Scrabble   Reviewed by X-34 minus 5R1-6X36

Overall rating: 
 
9.0
Graphics:
 
N/A
Audio:
 
N/A
Playability:
 
9.0
Story:
 
N/A
Reviewed by X-34 minus 5R1-6X36
August 31, 2009
 
Last updated: August 31, 2009
0 of 0 people found the following review helpful
Review of SCRABBLE
by X-34 minus 5R1-6X36

Approximate hours played: 50+

You all know this game. Its PSP incarnation is very like its myriad other incarnations (even the TV one with Chuck Woolery) in that it features no mutant zombies, no cosmic rayguns, no slime cannons, or any of the other trappings of a great many videogames. It’s Scrabble. You place letters on a board to make words.

Do you like to play Scrabble? If you do, you will like Scrabble for the PSP. If you do not like Scrabble, there is a slim chance that playing it on the PSP will increase your fondness (and/or aptitude) for the game, but probably not. If you are like me in enjoying anagrams, obscure vocabulary, and wordplay in general, you will enjoy this game equally well on the PSP.

This version of the game – the first computer-based version of it that I’ve ever played, I believe – does offer a few useful little features that improve the game. In addition to functions you’d expect (shuffling tiles, swapping out letters, etc.), you can hone your game skills by playing timed minigames in which you must discover all of the anagrams of a given set of letters. This is the videogame equivalent of memorizing all the two- and three-letter words that are the secret to getting high Scrabble scores, but (at least to my dorky mind) much more fun. The game also includes handy lists of all the words that, for instance, contain a Q but no U. These features are nifty, easily accessible, and have great potential to improve your Scrabble game.

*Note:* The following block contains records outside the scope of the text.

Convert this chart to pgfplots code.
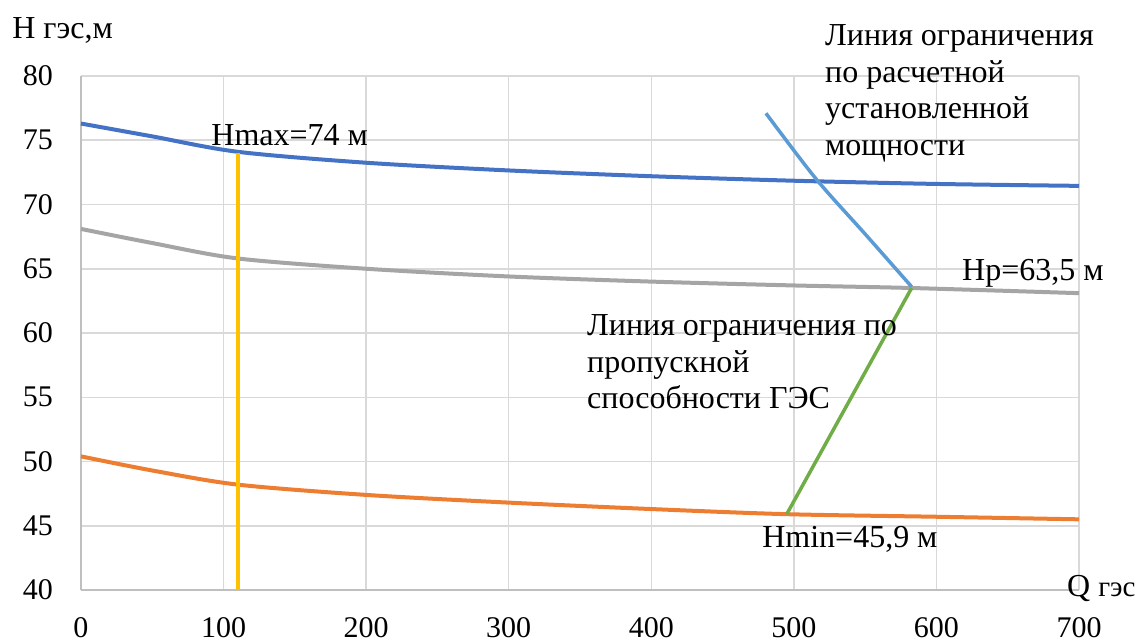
\documentclass[border=0pt]{standalone}
\usepackage{pgfplots}
\pgfplotsset{compat=1.18}
\usepackage{fontspec}
\setmainfont{Liberation Serif}
\definecolor{cBlue}{HTML}{4472C4}
\definecolor{cGray}{HTML}{A5A5A5}
\definecolor{cOrange}{HTML}{ED7D31}
\definecolor{cYellow}{HTML}{FFC000}
\definecolor{cLBlue}{HTML}{5B9BD5}
\definecolor{cGreen}{HTML}{70AD47}
\definecolor{cGrid}{HTML}{D9D9D9}
\definecolor{cAxis}{HTML}{BFBFBF}
\begin{document}
\begin{tikzpicture}
\fontsize{16pt}{19pt}\selectfont
\begin{axis}[
  scale only axis,
  width=499pt, height=257pt,
  xmin=0, xmax=700, ymin=40, ymax=80,
  xtick={0,100,...,700}, ytick={40,45,...,80},
  grid=major,
  major grid style={cGrid, line width=0.75pt},
  axis line style={cAxis, line width=0.75pt},
  axis x line*=bottom, axis y line*=left,
  x axis line style={-}, y axis line style={-},
  tick style={draw=none},
  /pgf/number format/assume math mode=true,
  ticklabel style={font=\fontsize{15pt}{18pt}\selectfont},
  xticklabel style={inner sep=0pt, text depth=0pt, anchor=north, yshift=-13.5pt},
  yticklabel style={xshift=-8.5pt},
  clip=false,
]
\addplot[cBlue, line width=2pt, smooth, tension=0.5] coordinates {
 (0,76.3) (50,75.3) (110,74.1) (200,73.25) (300,72.65) (400,72.2) (500,71.85) (600,71.6) (700,71.45)};
\addplot[cGray, line width=2pt, smooth, tension=0.5] coordinates {
 (0,68.1) (50,67.0) (110,65.8) (200,65.0) (300,64.4) (400,64.0) (500,63.7) (583,63.5) (700,63.1)};
\addplot[cOrange, line width=2pt, smooth, tension=0.5] coordinates {
 (0,50.4) (50,49.3) (110,48.2) (200,47.4) (300,46.8) (400,46.3) (495,45.9) (600,45.7) (700,45.5)};
\addplot[cYellow, line width=1.75pt] coordinates {(110,40) (110,74)};
\addplot[cLBlue, line width=1.75pt, smooth, tension=0.5] coordinates {
 (480.4,77.1) (515.5,72.0) (550,67.7) (582.6,63.6)};
\addplot[cGreen, line width=1.75pt] coordinates {(495,45.9) (582.6,63.5)};

\node[anchor=base west, inner sep=0pt] at (axis cs:91.2,74.63) {Hmax=74 м};
\node[anchor=base west, inner sep=0pt] at (axis cs:617.8,64.1) {Hp=63,5 м};
\node[anchor=base west, inner sep=0pt] at (axis cs:477.6,43.27) {Hmin=45,9 м};
\node[anchor=base west, inner sep=0pt] at (axis cs:691.4,39.48) {Q {\fontsize{14.5pt}{17pt}\selectfont гэс}};
\node[anchor=base west, inner sep=0pt] at (axis cs:-48.4,82.9) {H гэс,м};
\node[anchor=base west, inner sep=0pt] at (axis cs:521.7,82.41) {Линия ограничения};
\node[anchor=base west, inner sep=0pt] at (axis cs:521.7,79.53) {по расчетной};
\node[anchor=base west, inner sep=0pt] at (axis cs:521.7,76.73) {установленной};
\node[anchor=base west, inner sep=0pt] at (axis cs:521.7,73.85) {мощности};
\node[anchor=base west, inner sep=0pt] at (axis cs:354.8,59.84) {Линия ограничения по};
\node[anchor=base west, inner sep=0pt] at (axis cs:354.8,56.96) {пропускной};
\node[anchor=base west, inner sep=0pt] at (axis cs:354.8,54.16) {способности ГЭС};
\coordinate (SW) at (rel axis cs:0,0);
\coordinate (NE) at (rel axis cs:1,1);
\end{axis}
\pgfresetboundingbox
\path[use as bounding box] ([shift={(-40.5pt,-25.5pt)}]SW) rectangle ([shift={(31pt,38pt)}]NE);
\end{tikzpicture}
\end{document}
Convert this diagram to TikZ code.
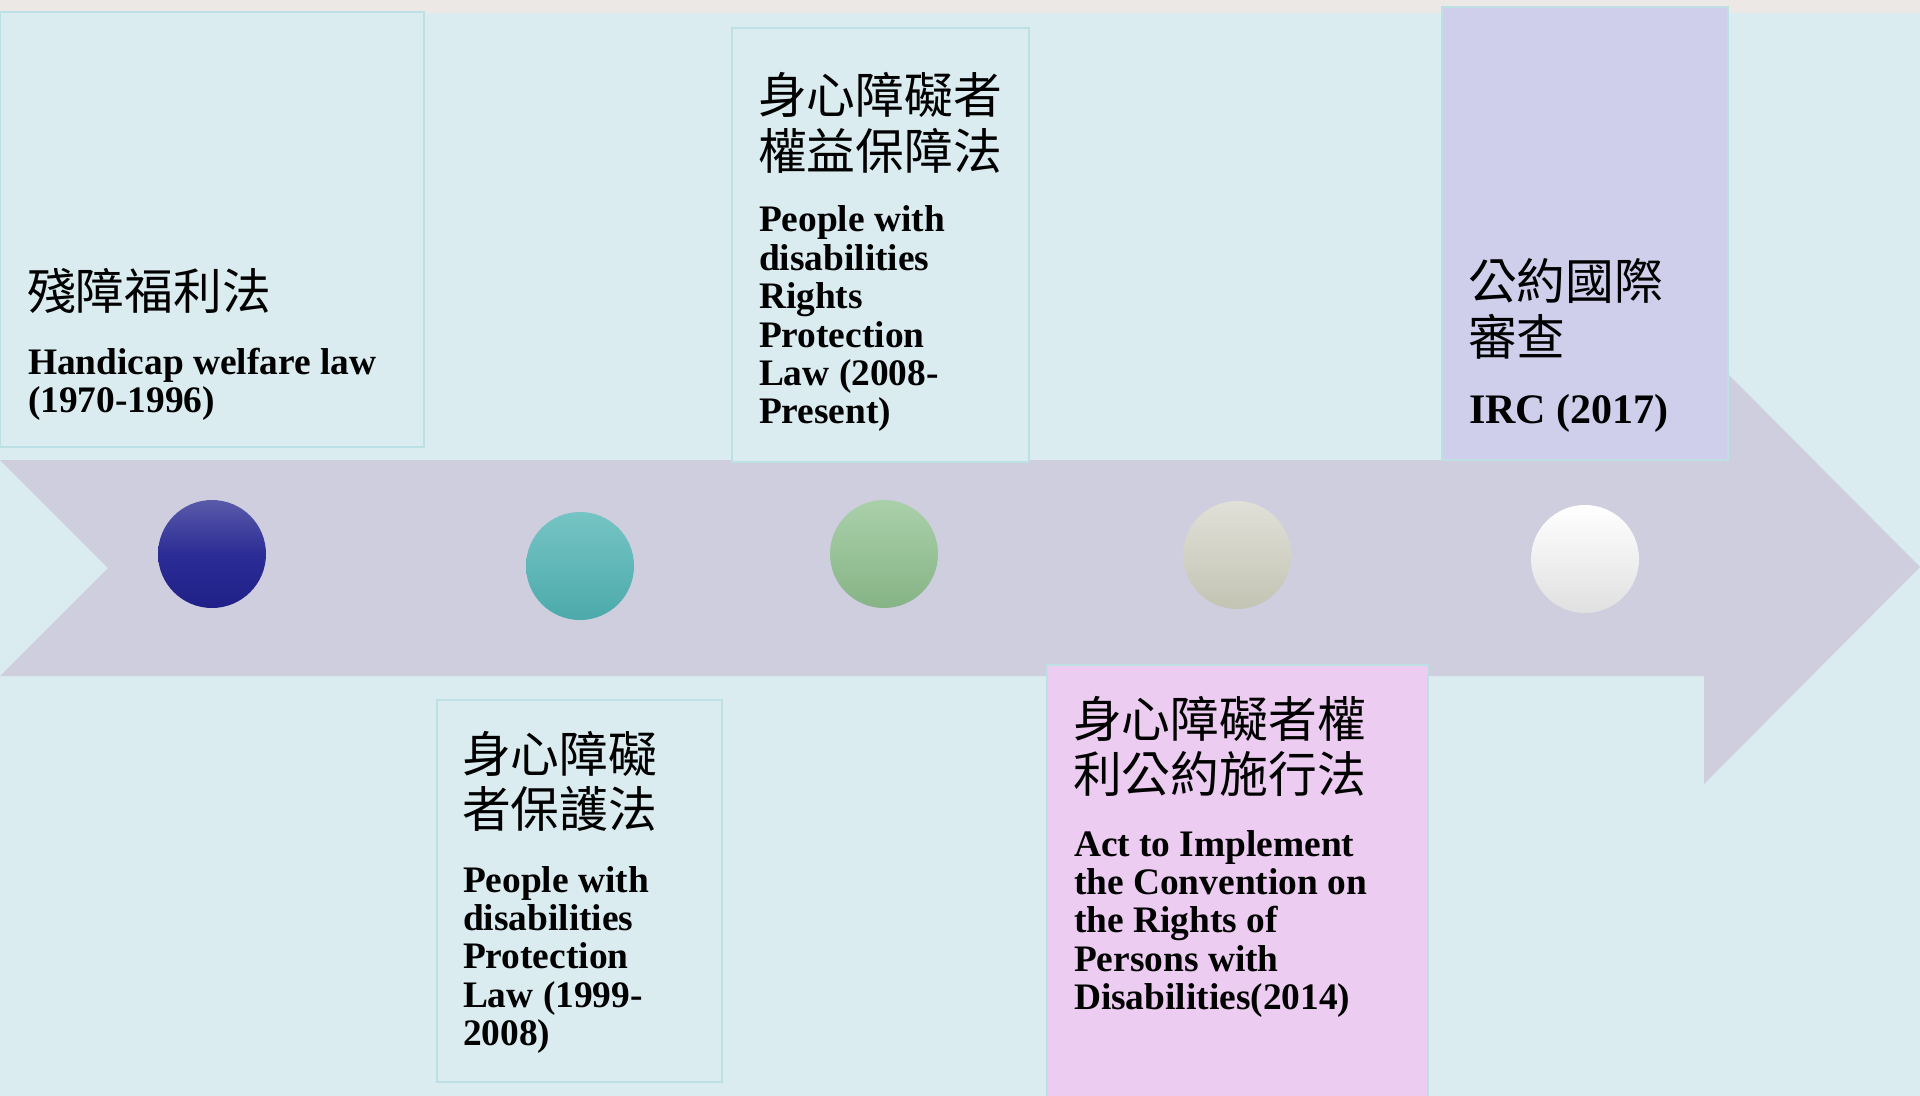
\documentclass[tikz,border=0pt]{standalone}
\usepackage{fontspec}
\setmainfont{Liberation Serif}
\newfontfamily\cjk{Noto Sans CJK TC}
\definecolor{bgc}{HTML}{DAECEF}
\definecolor{stripc}{HTML}{EBE8E5}
\definecolor{arrowc}{HTML}{CECEDF}
\definecolor{edgec}{HTML}{BCE0E3}
\definecolor{lavc}{HTML}{CFCFEC}
\definecolor{pinkc}{HTML}{EDCCF1}
\newcommand\zhtext[1]{\parbox[t]{300pt}{\raggedright\cjk\fontsize{24.4}{27.75}\selectfont #1}}
\newcommand\entext[1]{\parbox[t]{300pt}{\raggedright\bfseries\fontsize{18.7}{19.2}\selectfont #1}}
\tikzset{
  txt/.style={anchor=base west, inner sep=0pt, outer sep=0pt, text=black},
  card/.style={draw=edgec, line width=1.3pt},
  dot/.style={circle, minimum size=54pt, inner sep=0pt, draw=none}
}
\begin{document}
\begin{tikzpicture}[x=0.5pt,y=-0.5pt]
\useasboundingbox (0,0) rectangle (1920,1096);
\fill[bgc] (0,0) rectangle (1920,1096);
\fill[stripc] (0,0) rectangle (1920,13);
% timeline arrow
\fill[arrowc] (0,460) -- (1704,460) -- (1704,350) -- (1920,567) -- (1704,784) -- (1704,676) -- (0,676) -- (108,568) -- cycle;
% cards
\path[card, fill=bgc] (0,12) rectangle (424,447);
\path[card, fill=bgc] (732,28) rectangle (1029,462);
\path[card, fill=lavc] (1442,7) rectangle (1728,460);
\path[card, fill=bgc] (437,700) rectangle (722,1082);
\path[card, fill=pinkc] (1047,665) rectangle (1428,1102);
% circles
\node[dot, top color={rgb,255:red,90;green,90;blue,170}, bottom color={rgb,255:red,32;green,32;blue,136}, middle color={rgb,255:red,44;green,44;blue,150}] (c1) at (212,554) {};
\node[dot, top color={rgb,255:red,118;green,196;blue,196}, bottom color={rgb,255:red,76;green,170;blue,170}] (c2) at (580,566) {};
\node[dot, top color={rgb,255:red,170;green,208;blue,170}, bottom color={rgb,255:red,134;green,180;blue,134}] (c3) at (884,554) {};
\node[dot, top color={rgb,255:red,224;green,224;blue,216}, bottom color={rgb,255:red,196;green,196;blue,180}] (c4) at (1237,555) {};
\node[dot, top color=white, middle color=white, bottom color={rgb,255:red,224;green,224;blue,224}] (c5) at (1585,559) {};
% texts
\node[txt] (z1) at (27,310) {\zhtext{殘障福利法}};
\node[txt] (e1) at (28,374) {\entext{Handicap welfare law\\(1970-1996)}};
\node[txt] (z3) at (758,114) {\zhtext{身心障礙者\\權益保障法}};
\node[txt] (e3) at (759,232) {\entext{People with\\disabilities\\Rights\\Protection\\Law (2008-\\Present)}};
\node[txt] (z5) at (1468,300) {\zhtext{公約國際\\審查}};
\node[txt] (e5) at (1469,423) {\parbox[t]{300pt}{\bfseries\fontsize{21}{22}\selectfont IRC (2017)}};
\node[txt] (z2) at (462,772) {\zhtext{身心障礙\\者保護法}};
\node[txt] (e2) at (463,892) {\entext{People with\\disabilities\\Protection\\Law (1999-\\2008)}};
\node[txt] (z4) at (1073,737) {\zhtext{身心障礙者權\\利公約施行法}};
\node[txt] (e4) at (1074,856) {\entext{Act to Implement\\the Convention on\\the Rights of\\Persons with\\Disabilities(2014)}};
\end{tikzpicture}
\end{document}
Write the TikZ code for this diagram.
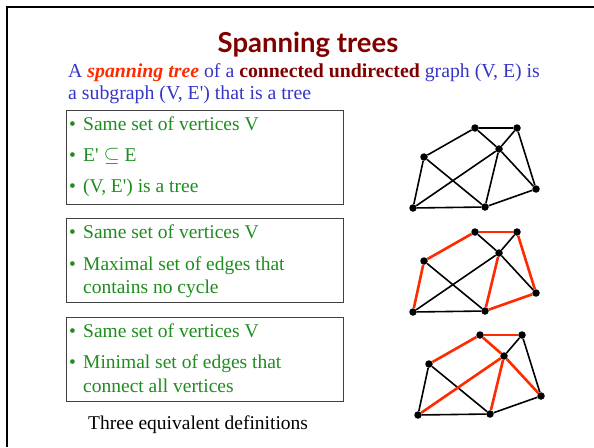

Gameplay itself is fairly straightforward. I rejected the option to play as both players, as it seemed uncomfortably schizophrenic. So I played against the computer, which turned out to be a good idea. The game’s programmers have given its digital player the mindset of a tournament Scrabble player: it uses all kinds of obscure two- and three-letter words like AI (some kind of sloth) and KYE (a Korean social organization [!!]). I am a pretty good Scrabble player, but I’ve never bothered to learn all these words. Here, however, you can learn them by paying attention to the words your computerized opponent uses. Moreover, the computer will often play these (and other) words in a highly defensive manner – that is, placing the tiles in such a way as to limit the number of viable options left for you to play. My Scrabble game has most assuredly improved since I started playing this on the PSP. I can now play WAW and UT with confidence!

I have a few small quibbles. Each time you or your opponent play a word, its definition appears on the screen. Many of these definitions were pretty scanty; as well, if you play your tiles so that they form two or more words (one of the keys to Scrabble success, by the way), you only ever see the definition for one of the words. Also, the particular button sequence required to switch letters in midword remained, for some reason, obscure to me, but this barely affects gameplay.

I honestly don’t even know how to assign a proper rating to this game. You already know whether you like or dislike the game of Scrabble, so the audience for this title is largely predetermined. It does bear repeating, though, that this version of Scrabble really can improve your game. Heads up, future competitive Scrabblers of the world!

This is one of the few PSP titles that I’ve reviewed that I intend to play again and again. I could play Scrabble more or less endlessly, as I find it challenging and rewarding. And, really, that’s one of the best things about this game, and one of the reasons why it’s become a classic: it has no end. You don’t get bored with it and chuck it aside once you’ve slain the final boss. In that sense, Scrabble truly is timeless, and will flourish in any format, foreseeable or otherwise.

Verdict

Overall “Graphics” and “Audio,” both standard review categories, are basically irrelevant with regard to Scrabble. The board looks like a Scrabble board; no more, no less. And the little clicky sounds of the tiles being played and of your score mounting are unobtrusive, a word which, in this case, has positive connotations. I turned the sound off for 95% of the time I played this game, and certainly didn’t miss it.